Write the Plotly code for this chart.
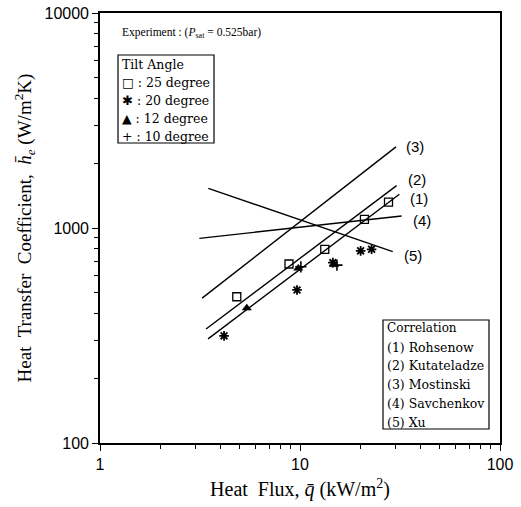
import plotly.graph_objects as go
import numpy as np

# Experimental data (heat flux kW/m2, heat transfer coefficient W/m2K)
tilt_names = ["25 degree", "20 degree", "12 degree", "10 degree"]
q25 = [4.83, 8.81, 13.3, 21.0, 27.7]
h25 = [479, 680, 796, 1097, 1318]
q20 = [4.17, 9.66, 14.6, 20.1, 22.8]
h20 = [315, 515, 690, 783, 796]
q12 = [5.42, 9.8, 14.8]
h12 = [424, 650, 675]
q10 = [10.1, 15.3]
h10 = [660, 672]

# Correlations (end points of straight lines on log-log axes)
corr_ids = ["(1)", "(2)", "(3)", "(4)", "(5)"]
corr_names = ["Rohsenow", "Kutateladze", "Mostinski", "Savchenkov", "Xu"]
corr_q = [[3.47, 31.4], [3.39, 30.4], [3.24, 30.2], [3.14, 32.2], [3.48, 29.1]]
corr_h = [[305, 1436], [339, 1574], [472, 2383], [895, 1137], [1530, 777]]

x_ticks = [1, 10, 100]
y_ticks = [100, 1000, 10000]

SERIF = "Liberation Serif"
WSERIF = "DejaVu Serif"
SANS = "Liberation Sans"

fig = go.Figure()

for q, h in zip(corr_q, corr_h):
    fig.add_trace(go.Scatter(x=q, y=h, mode="lines",
                             line=dict(color="black", width=1.4),
                             showlegend=False, hoverinfo="skip"))

marker_styles = [
    dict(symbol="square-open", size=8, color="black", line=dict(width=1.3, color="black")),
    dict(symbol="asterisk-open", size=8, color="black", line=dict(width=1.8, color="black")),
    dict(symbol="triangle-up", size=8, color="black", line=dict(width=0.5, color="black")),
    dict(symbol="cross-thin-open", size=8, color="black", line=dict(width=1.6, color="black")),
]
for q, h, name, ms in zip([q25, q20, q12, q10], [h25, h20, h12, h10], tilt_names, marker_styles):
    fig.add_trace(go.Scatter(x=q, y=h, mode="markers", marker=ms, name=name, showlegend=False))

# labels at line ends
shifts = [(9, -4), (9, 6), (8, 0), (9, -4), (9, -4)]
for cid, q, h, (dx, dy) in zip(corr_ids, corr_q, corr_h, shifts):
    fig.add_annotation(x=np.log10(q[1]), y=np.log10(h[1]), text=cid, showarrow=False,
                       xanchor="left", yanchor="middle", xshift=dx, yshift=dy,
                       font=dict(family=SANS, size=15, color="black"))

def px2paper(px, py):
    return (px - 100) / 400, (443 - py) / 430

# Experiment condition text
ex, ey = px2paper(120, 33)
fig.add_annotation(xref="paper", yref="paper", x=ex, y=ey, xanchor="left", yanchor="middle",
                   text="Experiment : (<i>P</i><sub>sat</sub> = 0.525bar)", showarrow=False,
                   font=dict(family=SERIF, size=11.5, color="black"))

# Tilt angle legend box
x0, y0 = px2paper(118, 143)
x1, y1 = px2paper(214, 55)
fig.add_shape(type="rect", xref="paper", yref="paper", x0=x0, y0=y0, x1=x1, y1=y1,
              line=dict(color="black", width=1.2), fillcolor="white", layer="below")
glyphs = ["\u25A1", "\u2731", "\u25B2", "+"]
tl_x, tl_y = px2paper(120, 64)
fig.add_annotation(xref="paper", yref="paper", x=tl_x, y=tl_y, xanchor="left", yanchor="middle",
                   text="Tilt Angle", showarrow=False,
                   font=dict(family=WSERIF, size=12.5, color="black"))
for i, (g, name) in enumerate(zip(glyphs, tilt_names)):
    gx, gy = px2paper(120, 82 + 18 * i)
    fig.add_annotation(xref="paper", yref="paper", x=gx, y=gy, xanchor="left", yanchor="middle",
                       text=f"{g} : {name}", showarrow=False,
                       font=dict(family=WSERIF, size=12.5, color="black"))

# Correlation box
x0, y0 = px2paper(383, 429)
x1, y1 = px2paper(489, 320)
fig.add_shape(type="rect", xref="paper", yref="paper", x0=x0, y0=y0, x1=x1, y1=y1,
              line=dict(color="black", width=1.2), fillcolor="white", layer="below")
cx, cy = px2paper(385, 328)
fig.add_annotation(xref="paper", yref="paper", x=cx, y=cy, xanchor="left", yanchor="middle",
                   text="Correlation", showarrow=False,
                   font=dict(family=WSERIF, size=12, color="black"))
for i, (cid, name) in enumerate(zip(corr_ids, corr_names)):
    cx, cy = px2paper(385, 347 + 18.8 * i)
    fig.add_annotation(xref="paper", yref="paper", x=cx, y=cy, xanchor="left", yanchor="middle",
                       text=f"{cid} {name}", showarrow=False,
                       font=dict(family=WSERIF, size=12.5, color="black"))

minor_x = [v * d for d in [1, 10] for v in range(2, 10)]
minor_y = [v * d for d in [100, 1000] for v in range(2, 10)]

fig.update_xaxes(type="log", range=[0, 2], tickvals=x_ticks, ticktext=[str(v) for v in x_ticks],
                 ticks="outside", ticklen=6, tickwidth=1.4, tickcolor="black",
                 showline=True, linecolor="black", linewidth=1.6, mirror=True,
                 showgrid=False, zeroline=False,
                 minor=dict(tickvals=minor_x, ticks="outside", ticklen=4, tickwidth=1.2,
                            tickcolor="black", showgrid=False),
                 tickfont=dict(family=SANS, size=16, color="black"),
                 title=dict(text="Heat  Flux, <i>q\u0304</i> (kW/m<sup>2</sup>)",
                            font=dict(family=SERIF, size=20, color="black"), standoff=10))
fig.update_yaxes(type="log", range=[2, 4], tickvals=y_ticks, ticktext=[str(v) for v in y_ticks],
                 ticks="outside", ticklen=6, tickwidth=1.4, tickcolor="black",
                 showline=True, linecolor="black", linewidth=1.6, mirror=True,
                 showgrid=False, zeroline=False,
                 minor=dict(tickvals=minor_y, ticks="outside", ticklen=4, tickwidth=1.2,
                            tickcolor="black", showgrid=False),
                 tickfont=dict(family=SANS, size=16, color="black"),
                 title=dict(text="Heat  Transfer  Coefficient,  <i>h\u0304</i><sub><i>e</i></sub> (W/m<sup>2</sup>K)",
                            font=dict(family=SERIF, size=19, color="black"), standoff=8))

fig.update_layout(width=521, height=507, margin=dict(l=100, r=21, t=13, b=64, autoexpand=False),
                  paper_bgcolor="white", plot_bgcolor="white", showlegend=False)

fig.write_html("out.html")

----

Instructions to follow:
Pictures excluded, repeat exactly the lines from the top of the material through the line with "import numpy as np", including both of those lines.

Task output:
Write the Plotly code for this chart.
import plotly.graph_objects as go
import numpy as np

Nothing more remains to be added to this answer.